Review: I liked the idea of this story, and was intrigued by the blurb – surprisingly, I haven’t read any romances with ghosts, so was curious how it would play out – but I have to admit, Rising Damp just fell short. There were moments where I was sort of digging it…I liked Matt in the beginning, and I loved the idea of the haunted Victorian mansion in modern times. The writing style was light and fun, for the most part, and there were a couple of funny moments; unfortunately, there simply wasn’t enough substance.

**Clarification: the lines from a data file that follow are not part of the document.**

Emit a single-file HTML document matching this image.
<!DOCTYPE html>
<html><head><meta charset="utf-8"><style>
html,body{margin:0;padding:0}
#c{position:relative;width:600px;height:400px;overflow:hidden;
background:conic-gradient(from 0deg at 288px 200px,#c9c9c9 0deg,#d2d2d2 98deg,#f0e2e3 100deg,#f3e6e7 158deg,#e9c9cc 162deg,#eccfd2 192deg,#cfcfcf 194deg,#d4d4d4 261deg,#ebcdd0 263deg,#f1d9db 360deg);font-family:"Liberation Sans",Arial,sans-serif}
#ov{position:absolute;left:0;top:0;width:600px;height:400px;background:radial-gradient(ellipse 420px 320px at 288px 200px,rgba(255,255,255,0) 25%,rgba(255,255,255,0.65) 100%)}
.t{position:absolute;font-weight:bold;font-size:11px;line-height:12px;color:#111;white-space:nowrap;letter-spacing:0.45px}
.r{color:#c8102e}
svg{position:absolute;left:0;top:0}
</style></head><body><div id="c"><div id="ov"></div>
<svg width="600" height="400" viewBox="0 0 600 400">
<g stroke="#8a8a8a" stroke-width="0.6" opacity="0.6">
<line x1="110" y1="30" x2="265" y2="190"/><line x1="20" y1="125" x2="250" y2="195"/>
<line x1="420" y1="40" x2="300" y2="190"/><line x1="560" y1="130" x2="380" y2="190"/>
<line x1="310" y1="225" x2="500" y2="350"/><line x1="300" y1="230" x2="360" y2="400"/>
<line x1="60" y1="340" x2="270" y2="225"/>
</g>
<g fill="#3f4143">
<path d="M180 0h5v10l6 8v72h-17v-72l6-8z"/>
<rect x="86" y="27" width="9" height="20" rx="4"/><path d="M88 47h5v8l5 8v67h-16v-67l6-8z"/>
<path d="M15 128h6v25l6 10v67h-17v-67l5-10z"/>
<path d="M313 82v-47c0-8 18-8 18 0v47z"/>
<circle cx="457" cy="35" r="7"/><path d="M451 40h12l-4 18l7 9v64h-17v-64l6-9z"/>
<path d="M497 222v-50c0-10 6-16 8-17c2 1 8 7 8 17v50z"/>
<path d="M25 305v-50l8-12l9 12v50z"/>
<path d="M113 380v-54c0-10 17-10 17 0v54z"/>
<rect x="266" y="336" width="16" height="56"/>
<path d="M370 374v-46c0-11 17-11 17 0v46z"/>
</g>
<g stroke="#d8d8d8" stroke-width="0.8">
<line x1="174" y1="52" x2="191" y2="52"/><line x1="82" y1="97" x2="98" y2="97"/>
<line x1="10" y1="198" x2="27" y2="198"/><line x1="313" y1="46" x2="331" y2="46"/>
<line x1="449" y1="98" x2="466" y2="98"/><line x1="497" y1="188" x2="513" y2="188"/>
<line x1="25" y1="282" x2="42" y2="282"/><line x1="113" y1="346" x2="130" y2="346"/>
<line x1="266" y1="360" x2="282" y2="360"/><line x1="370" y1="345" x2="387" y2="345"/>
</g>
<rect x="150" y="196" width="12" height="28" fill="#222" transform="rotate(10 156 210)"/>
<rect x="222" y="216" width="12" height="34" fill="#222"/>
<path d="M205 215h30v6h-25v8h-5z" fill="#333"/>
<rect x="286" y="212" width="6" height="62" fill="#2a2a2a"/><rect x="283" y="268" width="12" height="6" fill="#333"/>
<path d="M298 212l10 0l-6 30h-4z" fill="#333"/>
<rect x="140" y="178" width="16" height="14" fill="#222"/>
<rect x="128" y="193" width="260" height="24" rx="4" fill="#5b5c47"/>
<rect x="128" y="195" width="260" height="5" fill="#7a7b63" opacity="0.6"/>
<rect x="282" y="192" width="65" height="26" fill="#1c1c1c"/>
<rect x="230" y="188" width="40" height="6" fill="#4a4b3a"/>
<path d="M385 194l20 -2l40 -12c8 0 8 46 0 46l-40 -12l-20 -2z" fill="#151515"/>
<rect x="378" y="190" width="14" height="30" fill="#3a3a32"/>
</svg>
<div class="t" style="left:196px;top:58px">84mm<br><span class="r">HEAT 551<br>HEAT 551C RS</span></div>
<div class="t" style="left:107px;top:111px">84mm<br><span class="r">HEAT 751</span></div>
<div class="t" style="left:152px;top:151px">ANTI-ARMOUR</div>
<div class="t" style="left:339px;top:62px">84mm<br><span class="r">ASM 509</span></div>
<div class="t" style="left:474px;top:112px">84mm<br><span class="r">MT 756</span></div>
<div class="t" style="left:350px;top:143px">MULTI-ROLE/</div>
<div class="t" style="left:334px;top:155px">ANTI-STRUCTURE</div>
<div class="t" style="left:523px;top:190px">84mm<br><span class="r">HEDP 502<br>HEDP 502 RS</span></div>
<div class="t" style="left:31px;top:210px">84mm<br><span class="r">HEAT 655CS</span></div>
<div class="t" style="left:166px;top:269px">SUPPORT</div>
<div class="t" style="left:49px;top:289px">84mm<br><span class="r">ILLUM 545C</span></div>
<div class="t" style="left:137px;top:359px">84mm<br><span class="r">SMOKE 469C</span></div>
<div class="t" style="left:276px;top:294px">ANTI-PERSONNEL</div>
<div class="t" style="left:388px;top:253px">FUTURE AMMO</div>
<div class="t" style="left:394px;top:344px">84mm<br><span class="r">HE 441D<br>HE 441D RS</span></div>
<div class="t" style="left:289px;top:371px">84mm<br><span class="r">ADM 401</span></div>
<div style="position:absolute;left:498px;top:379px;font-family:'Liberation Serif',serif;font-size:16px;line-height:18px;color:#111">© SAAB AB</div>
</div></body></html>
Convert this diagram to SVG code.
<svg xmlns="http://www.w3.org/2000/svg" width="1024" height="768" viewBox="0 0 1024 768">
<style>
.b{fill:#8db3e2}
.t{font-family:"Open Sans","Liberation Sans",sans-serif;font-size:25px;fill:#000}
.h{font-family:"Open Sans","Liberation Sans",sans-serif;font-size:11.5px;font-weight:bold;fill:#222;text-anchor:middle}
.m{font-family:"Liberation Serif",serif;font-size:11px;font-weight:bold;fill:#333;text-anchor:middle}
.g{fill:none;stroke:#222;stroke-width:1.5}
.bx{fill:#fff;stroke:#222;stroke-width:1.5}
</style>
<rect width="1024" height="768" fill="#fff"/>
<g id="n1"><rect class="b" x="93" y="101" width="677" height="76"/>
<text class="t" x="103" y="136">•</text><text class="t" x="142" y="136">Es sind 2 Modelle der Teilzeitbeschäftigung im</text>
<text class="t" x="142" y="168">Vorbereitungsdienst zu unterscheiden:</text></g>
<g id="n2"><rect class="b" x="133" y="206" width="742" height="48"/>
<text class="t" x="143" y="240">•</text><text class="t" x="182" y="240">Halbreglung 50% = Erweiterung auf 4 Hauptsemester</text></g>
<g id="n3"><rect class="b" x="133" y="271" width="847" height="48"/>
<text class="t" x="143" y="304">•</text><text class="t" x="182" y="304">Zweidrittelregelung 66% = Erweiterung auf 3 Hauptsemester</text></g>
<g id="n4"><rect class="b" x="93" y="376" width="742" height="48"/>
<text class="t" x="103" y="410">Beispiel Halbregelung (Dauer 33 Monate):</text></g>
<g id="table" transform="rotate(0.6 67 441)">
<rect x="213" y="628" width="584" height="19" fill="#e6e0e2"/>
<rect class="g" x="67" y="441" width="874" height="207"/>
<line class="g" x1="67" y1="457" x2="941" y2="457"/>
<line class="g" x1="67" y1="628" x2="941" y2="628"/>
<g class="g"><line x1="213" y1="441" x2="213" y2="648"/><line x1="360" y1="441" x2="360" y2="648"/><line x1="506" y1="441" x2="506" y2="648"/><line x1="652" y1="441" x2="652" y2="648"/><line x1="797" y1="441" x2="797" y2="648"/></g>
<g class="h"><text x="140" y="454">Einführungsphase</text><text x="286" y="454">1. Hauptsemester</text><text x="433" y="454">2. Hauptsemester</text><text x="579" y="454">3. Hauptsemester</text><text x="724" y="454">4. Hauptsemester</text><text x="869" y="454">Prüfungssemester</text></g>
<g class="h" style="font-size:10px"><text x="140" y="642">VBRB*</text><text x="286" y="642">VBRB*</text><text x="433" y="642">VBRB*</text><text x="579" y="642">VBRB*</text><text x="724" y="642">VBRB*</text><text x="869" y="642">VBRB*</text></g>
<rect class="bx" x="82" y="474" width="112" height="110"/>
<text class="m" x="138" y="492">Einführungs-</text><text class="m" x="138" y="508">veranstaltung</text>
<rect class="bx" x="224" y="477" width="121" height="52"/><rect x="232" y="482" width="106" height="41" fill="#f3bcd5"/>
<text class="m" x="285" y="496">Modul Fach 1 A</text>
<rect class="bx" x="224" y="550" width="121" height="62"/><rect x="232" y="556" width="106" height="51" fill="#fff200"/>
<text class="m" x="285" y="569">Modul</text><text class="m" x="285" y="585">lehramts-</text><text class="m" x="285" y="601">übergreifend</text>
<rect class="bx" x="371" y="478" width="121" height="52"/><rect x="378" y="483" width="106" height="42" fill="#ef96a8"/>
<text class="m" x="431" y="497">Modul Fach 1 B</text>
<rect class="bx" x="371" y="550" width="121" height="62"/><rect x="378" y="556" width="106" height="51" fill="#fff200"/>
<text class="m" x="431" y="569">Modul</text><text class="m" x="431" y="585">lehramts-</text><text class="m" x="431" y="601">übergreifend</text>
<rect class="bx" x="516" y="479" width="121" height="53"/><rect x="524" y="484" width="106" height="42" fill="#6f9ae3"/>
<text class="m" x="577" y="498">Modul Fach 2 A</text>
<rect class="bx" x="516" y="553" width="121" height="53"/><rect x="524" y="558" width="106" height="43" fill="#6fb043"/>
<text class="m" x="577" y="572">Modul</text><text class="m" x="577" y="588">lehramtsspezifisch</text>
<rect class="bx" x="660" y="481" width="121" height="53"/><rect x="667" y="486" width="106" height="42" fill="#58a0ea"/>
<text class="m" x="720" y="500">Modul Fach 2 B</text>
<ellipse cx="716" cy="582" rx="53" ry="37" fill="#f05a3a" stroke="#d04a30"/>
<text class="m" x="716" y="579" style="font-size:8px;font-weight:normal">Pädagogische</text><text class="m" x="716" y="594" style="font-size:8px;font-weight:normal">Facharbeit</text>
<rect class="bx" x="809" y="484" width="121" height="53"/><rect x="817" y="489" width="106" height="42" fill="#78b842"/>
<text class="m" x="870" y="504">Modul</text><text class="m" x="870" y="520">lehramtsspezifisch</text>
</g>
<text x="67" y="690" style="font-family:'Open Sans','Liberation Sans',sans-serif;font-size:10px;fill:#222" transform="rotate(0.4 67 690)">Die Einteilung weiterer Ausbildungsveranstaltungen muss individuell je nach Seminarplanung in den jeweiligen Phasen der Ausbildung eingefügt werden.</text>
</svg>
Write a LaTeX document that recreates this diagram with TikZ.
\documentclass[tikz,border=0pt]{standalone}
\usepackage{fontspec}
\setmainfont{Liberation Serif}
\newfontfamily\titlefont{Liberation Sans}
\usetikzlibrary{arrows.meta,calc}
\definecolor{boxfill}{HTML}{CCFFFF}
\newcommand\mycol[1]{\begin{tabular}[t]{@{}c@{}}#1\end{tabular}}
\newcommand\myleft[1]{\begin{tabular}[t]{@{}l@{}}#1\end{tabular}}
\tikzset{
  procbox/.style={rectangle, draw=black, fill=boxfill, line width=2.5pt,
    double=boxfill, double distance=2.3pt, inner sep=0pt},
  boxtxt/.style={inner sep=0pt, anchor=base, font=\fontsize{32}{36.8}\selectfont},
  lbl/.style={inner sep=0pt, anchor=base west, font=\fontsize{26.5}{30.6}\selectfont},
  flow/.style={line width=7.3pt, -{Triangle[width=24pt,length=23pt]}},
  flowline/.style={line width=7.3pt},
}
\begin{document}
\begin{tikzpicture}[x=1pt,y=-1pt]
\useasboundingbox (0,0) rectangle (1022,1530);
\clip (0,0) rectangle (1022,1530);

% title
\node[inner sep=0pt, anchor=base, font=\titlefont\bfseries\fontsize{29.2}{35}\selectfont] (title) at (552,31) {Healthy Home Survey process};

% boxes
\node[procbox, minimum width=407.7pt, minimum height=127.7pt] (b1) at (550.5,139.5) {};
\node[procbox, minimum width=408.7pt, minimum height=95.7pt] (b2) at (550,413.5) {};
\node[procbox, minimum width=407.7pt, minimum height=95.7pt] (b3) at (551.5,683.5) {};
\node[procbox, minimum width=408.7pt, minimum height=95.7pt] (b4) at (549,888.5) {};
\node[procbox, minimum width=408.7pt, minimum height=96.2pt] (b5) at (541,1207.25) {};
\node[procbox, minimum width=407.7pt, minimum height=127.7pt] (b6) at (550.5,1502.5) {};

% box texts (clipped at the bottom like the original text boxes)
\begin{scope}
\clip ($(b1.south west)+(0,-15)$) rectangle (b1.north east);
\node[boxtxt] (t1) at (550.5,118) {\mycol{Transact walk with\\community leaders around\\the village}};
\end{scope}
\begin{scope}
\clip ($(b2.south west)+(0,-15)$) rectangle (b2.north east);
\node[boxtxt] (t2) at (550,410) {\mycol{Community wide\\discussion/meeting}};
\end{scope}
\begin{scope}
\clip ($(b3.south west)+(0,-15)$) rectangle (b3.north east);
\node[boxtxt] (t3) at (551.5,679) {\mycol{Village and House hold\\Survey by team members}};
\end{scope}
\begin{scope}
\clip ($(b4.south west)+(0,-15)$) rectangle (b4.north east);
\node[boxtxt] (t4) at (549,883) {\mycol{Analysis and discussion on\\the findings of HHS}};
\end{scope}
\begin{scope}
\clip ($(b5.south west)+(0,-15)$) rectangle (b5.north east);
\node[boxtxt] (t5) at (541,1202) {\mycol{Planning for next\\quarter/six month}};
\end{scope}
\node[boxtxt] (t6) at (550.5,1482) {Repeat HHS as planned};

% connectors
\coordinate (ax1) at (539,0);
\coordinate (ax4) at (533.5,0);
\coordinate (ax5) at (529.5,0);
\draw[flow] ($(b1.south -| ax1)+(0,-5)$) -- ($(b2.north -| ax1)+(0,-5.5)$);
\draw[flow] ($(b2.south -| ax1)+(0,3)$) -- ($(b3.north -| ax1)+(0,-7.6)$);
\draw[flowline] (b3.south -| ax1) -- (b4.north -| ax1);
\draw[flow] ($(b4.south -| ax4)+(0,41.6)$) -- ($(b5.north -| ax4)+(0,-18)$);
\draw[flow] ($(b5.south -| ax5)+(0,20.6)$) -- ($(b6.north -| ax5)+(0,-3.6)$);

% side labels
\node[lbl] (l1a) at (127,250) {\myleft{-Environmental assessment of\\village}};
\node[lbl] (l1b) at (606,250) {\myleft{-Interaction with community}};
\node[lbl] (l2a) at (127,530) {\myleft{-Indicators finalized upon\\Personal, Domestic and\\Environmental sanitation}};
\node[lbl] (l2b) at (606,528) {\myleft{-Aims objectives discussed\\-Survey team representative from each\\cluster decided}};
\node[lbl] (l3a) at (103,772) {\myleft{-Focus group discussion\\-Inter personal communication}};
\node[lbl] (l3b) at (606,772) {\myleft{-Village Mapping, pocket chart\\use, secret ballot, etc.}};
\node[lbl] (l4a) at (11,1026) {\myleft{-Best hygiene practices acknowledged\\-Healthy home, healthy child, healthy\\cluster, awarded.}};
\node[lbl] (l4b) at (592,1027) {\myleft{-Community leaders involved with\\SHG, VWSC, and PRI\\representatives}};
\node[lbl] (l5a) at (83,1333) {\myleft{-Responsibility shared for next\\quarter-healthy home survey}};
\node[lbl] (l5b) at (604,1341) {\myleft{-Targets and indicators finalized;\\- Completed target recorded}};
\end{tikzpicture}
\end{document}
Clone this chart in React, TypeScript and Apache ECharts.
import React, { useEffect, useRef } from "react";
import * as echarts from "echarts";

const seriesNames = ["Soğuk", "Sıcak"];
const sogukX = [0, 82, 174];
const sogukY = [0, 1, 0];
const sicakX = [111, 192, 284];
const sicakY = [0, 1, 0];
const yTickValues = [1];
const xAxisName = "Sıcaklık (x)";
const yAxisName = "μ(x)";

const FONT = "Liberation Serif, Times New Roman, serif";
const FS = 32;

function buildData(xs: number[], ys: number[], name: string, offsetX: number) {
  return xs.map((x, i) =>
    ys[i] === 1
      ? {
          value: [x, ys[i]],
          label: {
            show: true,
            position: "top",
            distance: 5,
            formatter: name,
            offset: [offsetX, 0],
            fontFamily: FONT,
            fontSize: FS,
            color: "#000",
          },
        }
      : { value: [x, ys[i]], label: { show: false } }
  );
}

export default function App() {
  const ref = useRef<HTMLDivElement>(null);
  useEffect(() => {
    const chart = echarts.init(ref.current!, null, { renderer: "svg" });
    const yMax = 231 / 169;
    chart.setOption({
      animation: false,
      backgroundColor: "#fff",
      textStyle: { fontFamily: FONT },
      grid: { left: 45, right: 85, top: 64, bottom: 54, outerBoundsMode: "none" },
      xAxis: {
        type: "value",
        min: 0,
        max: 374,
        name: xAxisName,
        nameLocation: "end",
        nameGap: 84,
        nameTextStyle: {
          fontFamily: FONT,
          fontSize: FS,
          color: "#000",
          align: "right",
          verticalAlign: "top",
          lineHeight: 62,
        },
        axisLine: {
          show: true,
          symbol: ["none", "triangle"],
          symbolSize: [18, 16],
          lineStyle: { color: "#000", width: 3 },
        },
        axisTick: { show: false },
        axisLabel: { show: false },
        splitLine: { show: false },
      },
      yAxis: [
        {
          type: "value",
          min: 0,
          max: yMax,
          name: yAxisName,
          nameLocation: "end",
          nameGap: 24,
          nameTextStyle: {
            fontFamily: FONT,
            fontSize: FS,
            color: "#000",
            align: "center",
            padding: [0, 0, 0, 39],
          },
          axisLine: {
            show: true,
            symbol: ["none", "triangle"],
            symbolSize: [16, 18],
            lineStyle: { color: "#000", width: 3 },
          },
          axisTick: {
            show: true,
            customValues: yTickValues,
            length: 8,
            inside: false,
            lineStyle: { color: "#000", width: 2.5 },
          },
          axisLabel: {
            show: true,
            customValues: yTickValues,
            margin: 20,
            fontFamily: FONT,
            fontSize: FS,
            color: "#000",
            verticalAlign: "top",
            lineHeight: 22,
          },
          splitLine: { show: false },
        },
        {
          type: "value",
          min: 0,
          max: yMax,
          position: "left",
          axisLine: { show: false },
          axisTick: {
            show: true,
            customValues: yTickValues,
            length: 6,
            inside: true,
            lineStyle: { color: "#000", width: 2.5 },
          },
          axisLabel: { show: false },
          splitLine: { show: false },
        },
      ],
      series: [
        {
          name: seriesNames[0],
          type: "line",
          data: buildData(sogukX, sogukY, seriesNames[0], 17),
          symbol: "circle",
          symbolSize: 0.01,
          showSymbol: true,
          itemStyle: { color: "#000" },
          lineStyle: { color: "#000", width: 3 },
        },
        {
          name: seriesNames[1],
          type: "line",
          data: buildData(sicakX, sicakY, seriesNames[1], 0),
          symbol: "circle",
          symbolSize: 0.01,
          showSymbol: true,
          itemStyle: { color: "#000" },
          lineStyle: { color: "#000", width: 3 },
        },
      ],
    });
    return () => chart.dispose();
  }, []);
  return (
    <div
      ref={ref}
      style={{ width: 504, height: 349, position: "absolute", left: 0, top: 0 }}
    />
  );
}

Matt is in between gigs, and has taken this position as a housesitter through his temp agency. Immediately after arriving, the current housekeeper leaves for vacation, and gives Matt a very cursory rundown of the household and his duties. He is left more or less to fend for himself, including finding out about and dealing with Toby, the resident ghost. Toby has ended up at the Lawson’s house by mistake, and needs Matt’s help to get him back to the house where he died so he can get the closure he needs.
As the blurb suggests, Matt is also dealing with boyfriend problems. This part of the book, quite honestly, is ridiculous. We are given so little to go on, regarding any of the characters, really, but particularly regarding Matt and his relationship with Denis, that I found myself moving quickly from not caring about them at all to becoming annoyed with how gullible and whiny Matt was in dealing with him. Frankly, that whole part of the story could have been removed, the space better spent building up the sections with Toby, and turning them into more than a bizarre way to introduce some sexual content into the story.
I’m sad to say Rising Damp quickly took a turn from promising to silly. The book wasn’t long enough for the author to get across the story she was trying to tell. The storyline was so contrived, much of it completely unnecessary or making no sense. Aside from a couple of hopeful moments, this short definitely fell flat.